You will be asked to fund voter education for Guam in preparation for a political status plebiscite. It might be useful for you to know that such plebiscites were scheduled in Guam law five times between 1998 and 2005 and canceled each time by the Guam Legislature.
While federal funding of the voter education process would ordinarily be viewed as a good thing by the people of the Territories, there are constitutionality issues associated with extending such aid to the government of Guam. To do so would constitute overt support of a racially discriminatory process.
Under current Guam law the majority of registered voter citizens are barred from participation in any plebiscite dealing with political status preference.

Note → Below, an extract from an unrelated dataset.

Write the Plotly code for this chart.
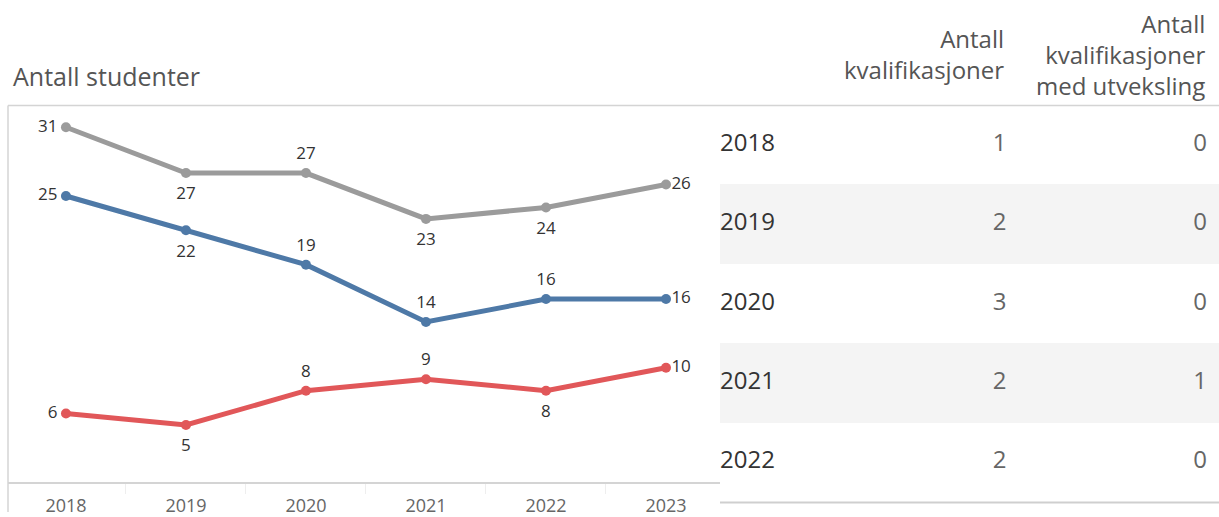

Guam Public Law 25-106 extends that privilege only to those identifiable through ethnic and/or ancestral tracings, in direct conflict with the Organic Act of Guam and the 15th Constitutional Amendment. This provision is locally known as “the Chamorro-only vote” and it, or its equivalent, has been rejected by every U.S. administration and Congress over several decades. The following contradictory excerpts are from current Guam law and the Organic Act of Guam.
From Guam P.L. 25-106:
“In recognition of your right to self-determination, which of the following political status options do you favor? (mark only one):
1. Independence ( )
2. Free Association ( )
3. Statehood ( )
“Persons eligible to vote shall include those persons designated as Native Inhabitants of Guam, defined within Chapter 21 of Title 3 of the Guam Code Annotated, as enacted in this Act, who are eighteen (18) years of age or older on the date of the Political Status Plebiscite, and are registered voters on Guam”.
“’Native Inhabitants of Guam’ shall mean those persons who became U.S. citizens by virtue of the authority and enactment of the 1950 Organic Act of Guam and descendants of those persons.”
From the Organic Act of Guam:
Paragraph 1421b, Bill of Rights, subparagraph (m): “No qualification with respect to property, income, political opinion, or any other matter apart from citizenship, civil capacity, and residence shall be imposed upon any voter.”
The following subparagraph, (n), states:
“No discrimination shall be made in Guam against any person on account of race, language, or religion, nor shall the equal protection of the laws be denied.”
Hawaii’s 1999 US Supreme Court “Rice v. Cayetano” case is the definitive, landmark reference for the ancestral voter qualification issue. I urge you to thoroughly revue legal implications before committing financial support to Guam for self-determination voter education, as it would be available and useful to relatively few Guam residents.